Eerder kwam ze uit de kast tegenover haar ouders. Zo tekent Heitman het beeld van Kiek, geboren als meisje: ‘Met dat kale feit was niets aan de hand.’ Maar daar worden door de ouders verwachtingen aan verbonden. Die verwachtingen worden ‘met één zin’ getorpedeerd als ze vertelt dat ze lesbienne is: ‘Tweeëntwintig jaar van een vreemde gehouden.’ Haar ouders blijken goede verstaanders: ‘Ze werd omhelsd. Zoiets groots als samenhang liet zich niet zomaar verwoesten. Liefde was niet enkel op gelijkenis gebaseerd.’ Niet haar verleden is weg, maar de toekomst dat bij dat vroegere leven hoorde. Zo’n verandering van perspectief is sterk, en waar.

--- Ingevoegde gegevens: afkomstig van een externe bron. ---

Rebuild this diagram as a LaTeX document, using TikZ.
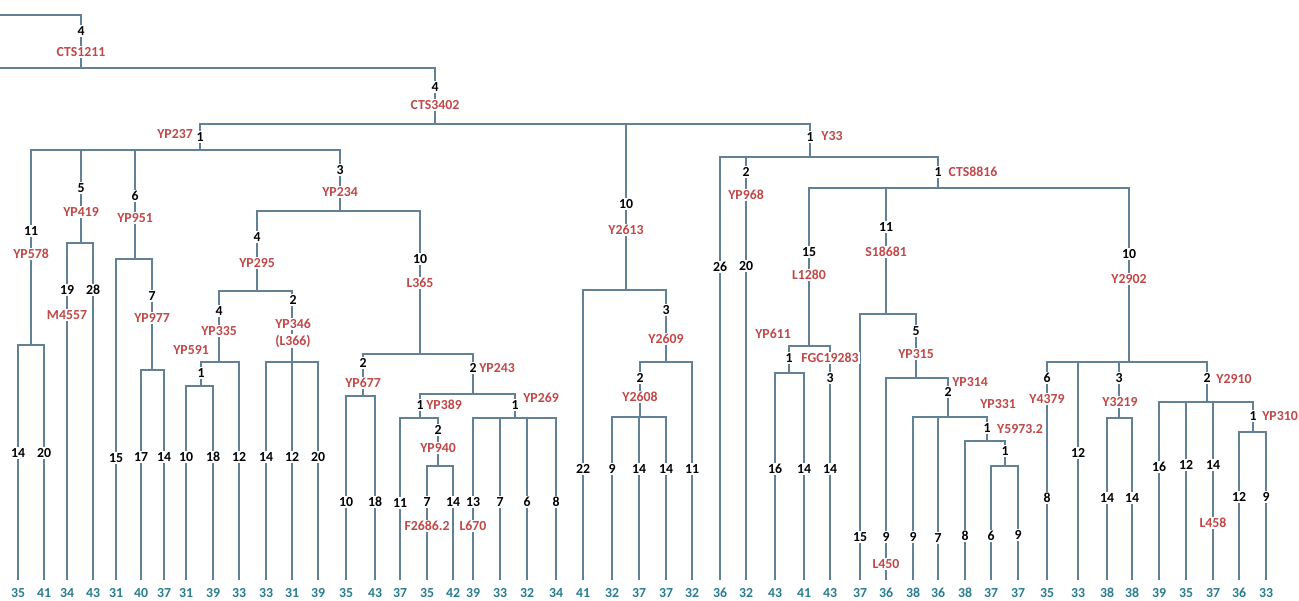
\documentclass[tikz,border=0pt]{standalone}
\usepackage{fontspec}
\setmainfont{Carlito}
\definecolor{branch}{RGB}{98,128,150}
\definecolor{snpred}{RGB}{192,72,72}
\definecolor{tipteal}{RGB}{40,125,145}
\begin{document}
\begin{tikzpicture}[x=1pt, y=-1pt, line width=1.5pt,
    num/.style={fill=white, inner sep=1.2pt, text=black, font=\bfseries\fontsize{13.8}{14}\selectfont},
    snp/.style={num, text=snpred},
    tip/.style={inner sep=0pt, text=tipteal, font=\bfseries\fontsize{13.8}{14}\selectfont}]
    \fill[white] (0,0) rectangle (1299,601);
    \useasboundingbox (0,0) rectangle (1299,601);
    % junctions
    \coordinate (top) at (0,15);
    \coordinate (cut) at (0,68);
    \coordinate (cts1211) at (81,68);
    \coordinate (cts3402) at (435,124);
    \coordinate (yp237) at (200,150);
    \coordinate (yp578) at (31,345);
    \coordinate (yp419) at (81,243);
    \coordinate (yp951) at (135,259);
    \coordinate (yp977) at (152,370);
    \coordinate (yp234) at (340,211);
    \coordinate (yp295) at (257,291);
    \coordinate (yp335) at (219,362);
    \coordinate (yp591) at (201,386);
    \coordinate (yp346) at (292,362);
    \coordinate (l365) at (420,354);
    \coordinate (yp677) at (363,396);
    \coordinate (yp243) at (473,394);
    \coordinate (yp389) at (420,418);
    \coordinate (yp940) at (438,466);
    \coordinate (yp269) at (515,418);
    \coordinate (y2613) at (626,290);
    \coordinate (y2609) at (666,362);
    \coordinate (y2608) at (640,417);
    \coordinate (y33) at (810,157);
    \coordinate (cts8816) at (938,188);
    \coordinate (l1280) at (809,346);
    \coordinate (yp611) at (789,373);
    \coordinate (s18681) at (886,314);
    \coordinate (yp315) at (916,378);
    \coordinate (yp314) at (948,417);
    \coordinate (yp331) at (987,441);
    \coordinate (y5973) at (1005,466);
    \coordinate (y2902) at (1129,362);
    \coordinate (y3219) at (1119,418);
    \coordinate (y2910) at (1207,402);
    \coordinate (yp310) at (1253,432);
    % tips
    \foreach \x/\h [count=\i] in {18/35, 44/41, 67/34, 93/43, 116/31, 141/40, 164/37, 186/31,
        213/39, 239/33, 266/33, 292/31, 318/39, 346/35, 375/43, 400/37, 427/35, 453/42, 473/39,
        500/33, 527/32, 556/34, 583/41, 612/32, 639/37, 666/37, 692/32, 720/36, 746/32, 775/43,
        804/41, 830/43, 860/37, 886/36, 913/38, 938/36, 965/38, 991/37, 1018/37, 1047/35,
        1078/33, 1107/38, 1132/38, 1159/39, 1186/35, 1213/37, 1239/36, 1266/33} {
        \coordinate (t\i) at (\x,580);
        \node[tip] (h\i) at (\x,593) {\h};
    }
    % branches
    \foreach \a/\b in {top/cts1211, cts1211/cut, cts1211/cts3402,
        cts3402/yp237, cts3402/y2613, cts3402/y33,
        yp237/yp578, yp237/yp419, yp237/yp951, yp237/yp234,
        yp578/t1, yp578/t2, yp419/t3, yp419/t4, yp951/t5, yp951/yp977, yp977/t6, yp977/t7,
        yp234/yp295, yp234/l365, yp295/yp335, yp295/yp346, yp335/yp591, yp335/t10,
        yp591/t8, yp591/t9, yp346/t11, yp346/t12, yp346/t13,
        l365/yp677, l365/yp243, yp677/t14, yp677/t15, yp243/yp389, yp243/yp269,
        yp389/t16, yp389/yp940, yp940/t17, yp940/t18,
        yp269/t19, yp269/t20, yp269/t21, yp269/t22,
        y2613/t23, y2613/y2609, y2609/y2608, y2609/t27, y2608/t24, y2608/t25, y2608/t26,
        y33/t28, y33/t29, y33/cts8816,
        cts8816/l1280, cts8816/s18681, cts8816/y2902,
        l1280/yp611, l1280/t32, yp611/t30, yp611/t31,
        s18681/t33, s18681/yp315, yp315/t34, yp315/yp314,
        yp314/t35, yp314/t36, yp314/yp331, yp331/t37, yp331/y5973, y5973/t38, y5973/t39,
        y2902/t40, y2902/t41, y2902/y3219, y2902/y2910, y3219/t42, y3219/t43,
        y2910/t44, y2910/t45, y2910/t46, y2910/yp310, yp310/t47, yp310/t48}
        \draw[branch] (\a) -| (\b);
    % counts on inner branches
    \foreach \x/\y/\t [count=\i] in {81/31/4, 435/87/4, 200/137/1, 31/231/11, 81/188/5,
        135/196/6, 340/170/3, 152/296/7, 257/237/4, 219/311/4, 201/373/1, 293/300/2,
        420/259/10, 363/363/2, 473/368/2, 420/405/1, 438/430/2, 515/405/1,
        626/204/10, 666/310/3, 640/378/2, 810/137/1, 746/172/2, 938/172/1,
        809/252/15, 789/358/1, 830/378/3, 886/227/11, 916/331/5, 948/392/2,
        987/428/1, 1005/451/1, 1129/254/10, 1047/378/6, 1119/378/3, 1207/378/2, 1253/416/1}
        \node[num] (n\i) at (\x,\y) {\t};
    % counts on tip branches
    \foreach \x/\y/\t [count=\i] in {18/453/14, 44/453/20, 67/290/19, 93/290/28, 116/458/15,
        141/457/17, 164/457/14, 186/457/10, 213/457/18, 239/457/12, 266/457/14, 292/457/12,
        318/457/20, 346/502/10, 375/502/18, 400/503/11, 427/502/7, 453/502/14, 473/502/13,
        500/502/7, 527/502/6, 556/502/8, 583/469/22, 612/469/9, 639/469/14, 666/469/14,
        692/469/11, 720/267/26, 746/266/20, 775/469/16, 804/469/14, 830/469/14,
        860/537/15, 886/537/9, 913/537/9, 938/538/7, 965/536/8, 991/536/6, 1018/535/9,
        1047/498/8, 1078/453/12, 1107/498/14, 1132/498/14, 1159/467/16, 1186/465/12,
        1213/465/14, 1239/497/12, 1266/497/9}
        \node[num] (b\i) at (\x,\y) {\t};
    % markers
    \foreach \x/\y/\t [count=\i] in {81/52/CTS1211, 435/105/CTS3402, 175/134/YP237,
        31/254/YP578, 81/212/YP419, 67/315/M4557, 135/218/YP951, 152/318/YP977,
        340/192/YP234, 257/263/YP295, 219/331/YP335, 191/350/YP591, 293/324/YP346,
        293/341/(L366), 420/283/L365, 363/383/YP677, 497/368/YP243, 444/405/YP389,
        541/398/YP269, 438/448/YP940, 427/526/F2686.2, 473/526/L670,
        626/230/Y2613, 666/339/Y2609, 640/397/Y2608, 832/136/Y33, 746/195/YP968,
        973/172/CTS8816, 809/275/L1280, 773/334/YP611, 830/358/FGC19283,
        886/252/S18681, 916/354/YP315, 886/564/L450, 970/382/YP314, 998/404/YP331,
        1020/429/Y5973.2, 1129/279/Y2902, 1047/399/Y4379, 1120/402/Y3219,
        1234/379/Y2910, 1280/416/YP310, 1213/523/L458}
        \node[snp] (s\i) at (\x,\y) {\t};
\end{tikzpicture}
\end{document}
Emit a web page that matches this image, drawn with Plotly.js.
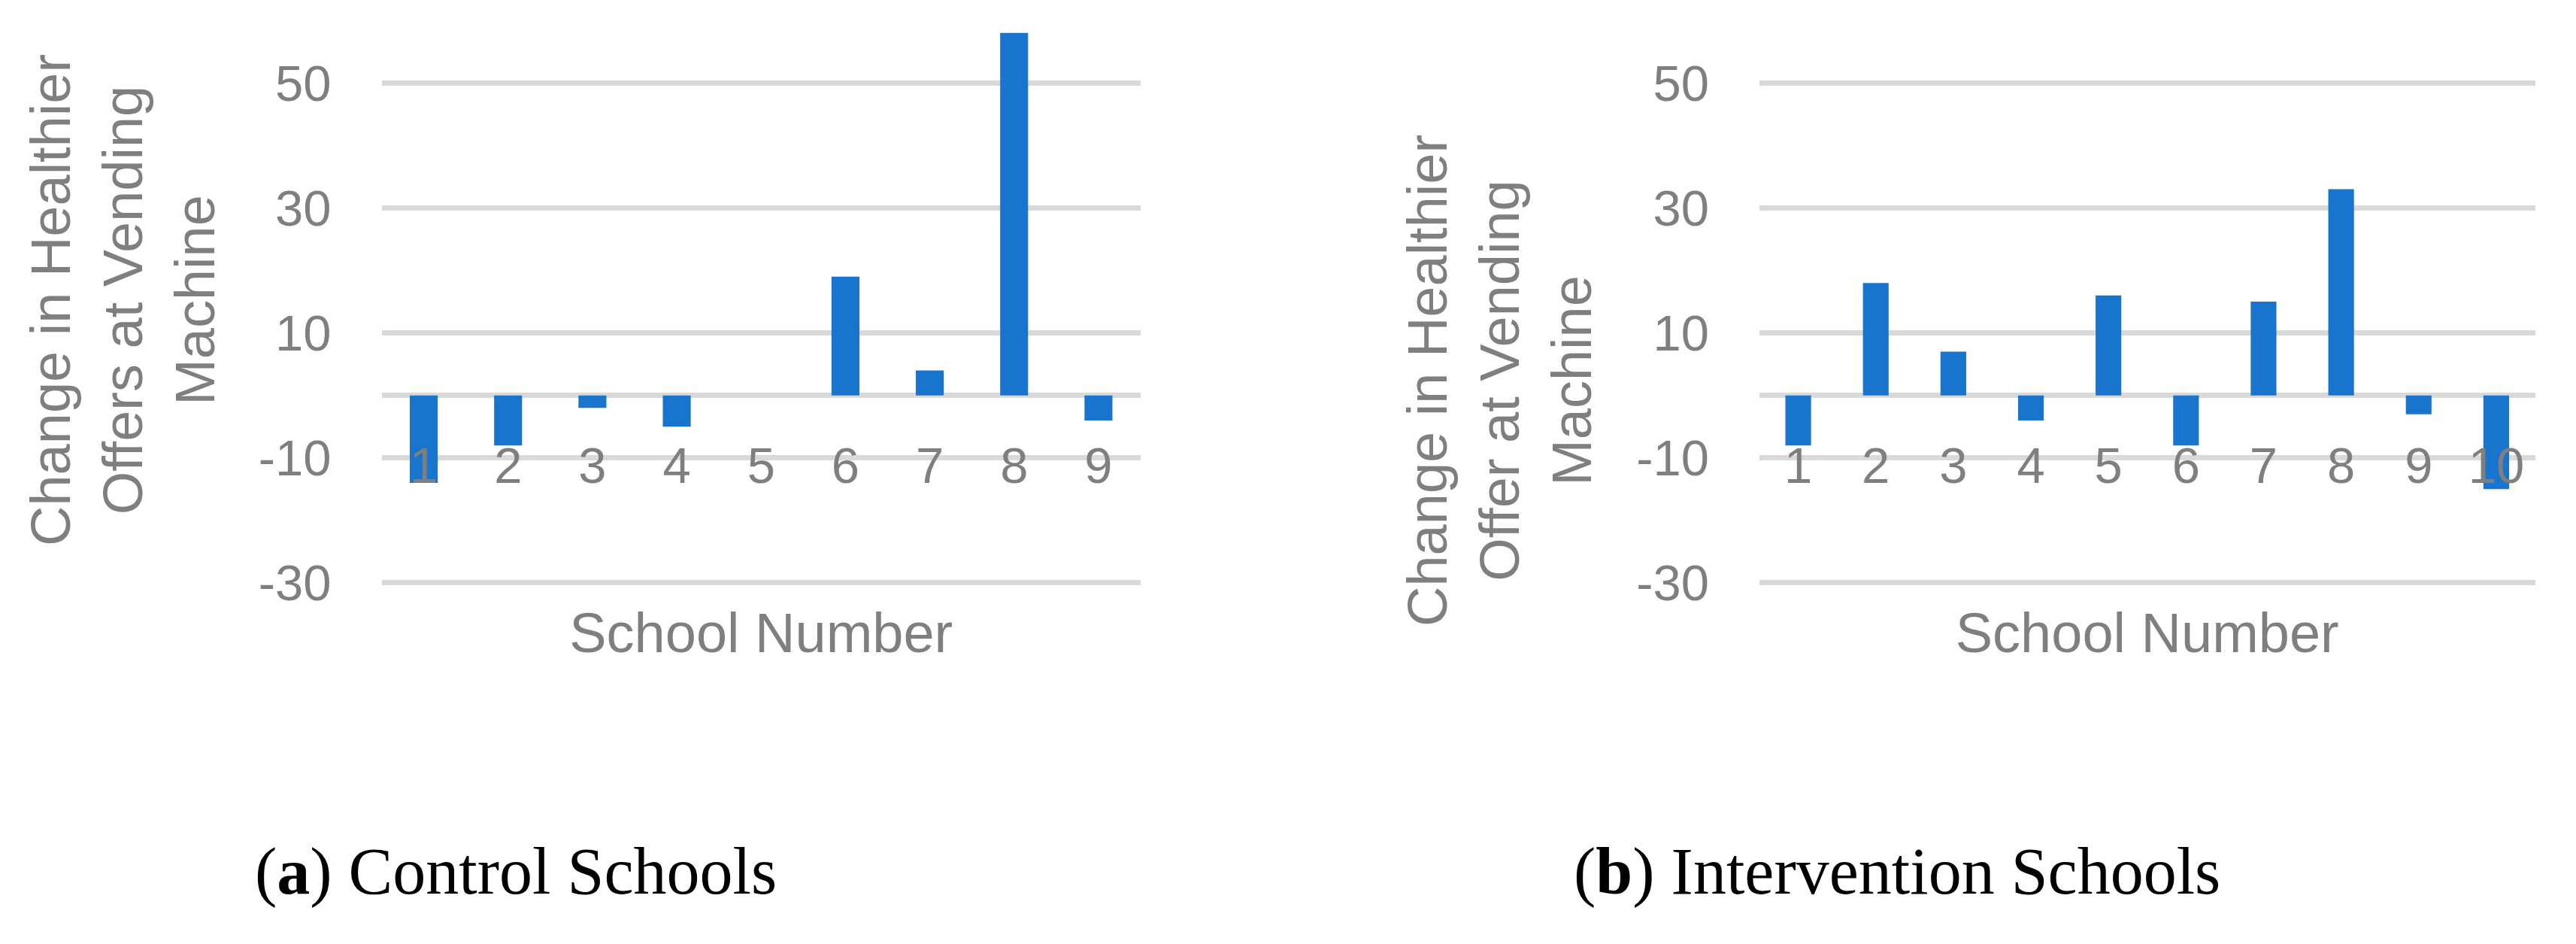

Dan is er plotseling haar ziekte. ‘Nu is er die nieuwe knik, ze is een zieke.’ Dat leidt tot voortdurend schakelen tussen verleden, heden en toekomst.
De identiteit komt ter sprake via het woord ‘overall’, ‘de grote gelijkmaker’: ‘Sinds de overall weet Kiek dat identiteit maar ten dele gaat over wie je vanbinnen bent en veel meer over hoe mensen je buitenkant duiden, dat een identiteit ontstaat onder gemeenschappelijke druk, derhalve niet van jezelf is maar van iedereen.’ Derhalve. De koele, zakelijke, essayistische beschrijving maakt veel duidelijk. De metafoor van de overall is uiterst functioneel.
Het analytisch vermogen van Heitman en de nuchtere helderheid van de taal maken het mogelijk om uitdrukking te geven aan zaken waar vaak niet de juiste woorden voor te vinden zijn. Heitmans originele geest en haar taalgevoel leiden de lezer haar persoonlijke universum binnen. De diepte schuilt in de woorden die zomaar aan de oppervlakte op papier verschijnen. Taal in plaats van tekening. Alsof het heel vanzelfsprekend is. Daarbij geven tegenstellingen of een omkering inzicht: ‘Een tuin is een mysterieus bezit, zoals een lichaam dat is. Keer het eens om. Jij bent van de tuin. Zoals het goudoogje dat is, de luizen, de egels en de pad.’ Ze kan de tuin niet achterlaten. Niet weer een nieuwe knik, voorlopig.